I felt the urge to write. Of what, I am not sure, but I’m in the midst of morning sounds with nothing to distract me but the people around me and the words in books I’ve a fancy to read. In this vacation from the world where I focus solely on what is right in front of me -the crackling of a fire and the bacon sizzling in the frying pan. The tea kettle is ready for tea and the mugs anxiously await its contents. Thick socks and pajamaed humans pad across the floor and books are opened again and again because the stories on those pages are enchanting. And I’m sipping orange spice tea enjoying this break from social media.

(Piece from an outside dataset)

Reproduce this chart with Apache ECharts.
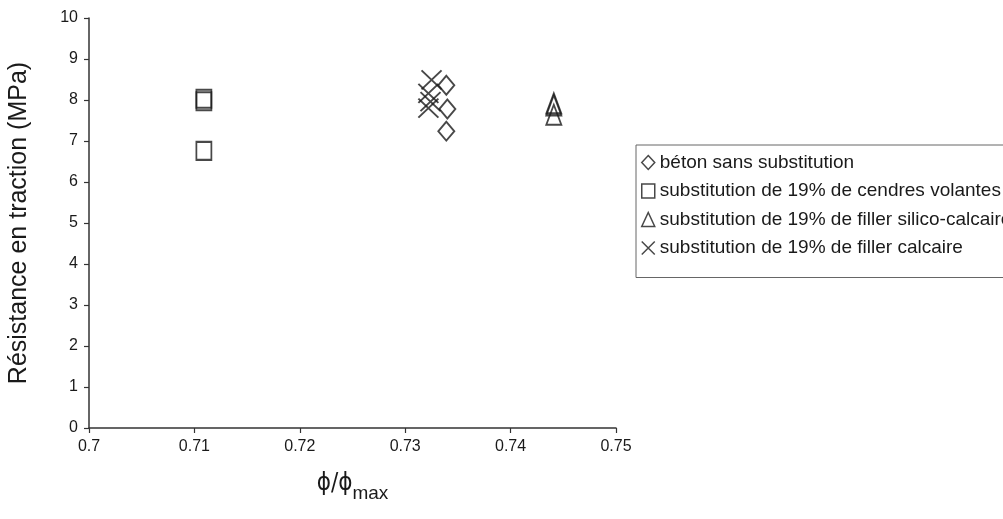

I’m not against social media, just enjoying this day with all the sounds and moments that I miss when I’m busy updating social media and writing for my blog. It seems as though I appreciate life so much more when pulled from social media. I have spent lots of time at the Coast these last couple of days and the waves become more and more mysterious as I’m not hindered by texting and posting pictures. I’m simply enjoying the world around me instead of reaching for the shadow of a world that social media creates. I’m soaking in the crisp blue of the waves and collecting smooth and polished glass from the beach. I’m holding his hand and watching families explore the shoreline together. And for the first time in months, I’m released from everyone’s news. I’m let alone to enjoy the moment before me. I can feel life again. Everything is slower. I contemplate life and death and I feel the brevity of it. I am thankful for it, though at first it makes me uncomfortable. But now I feel joyful, even happy, for the knowledge that this world is not my home. This world is not my home!
Sometime, I’ll type this within the whitespace of my blog and I’ll hope to inspire a soul or two to take a week and detach themselves from the shadow world of social media. A temporary silence to remind them of this temporary home.
And I’ll update my Twitter and share a link on Facebook to encourage my small community to take a couple of days to enjoy morning sounds, to be enchanted by words on pages, and to only be distracted by the people right in front of them. And above all else to remove this shadowed world and remember with great elation that this world is not our home; we’re just a passing through.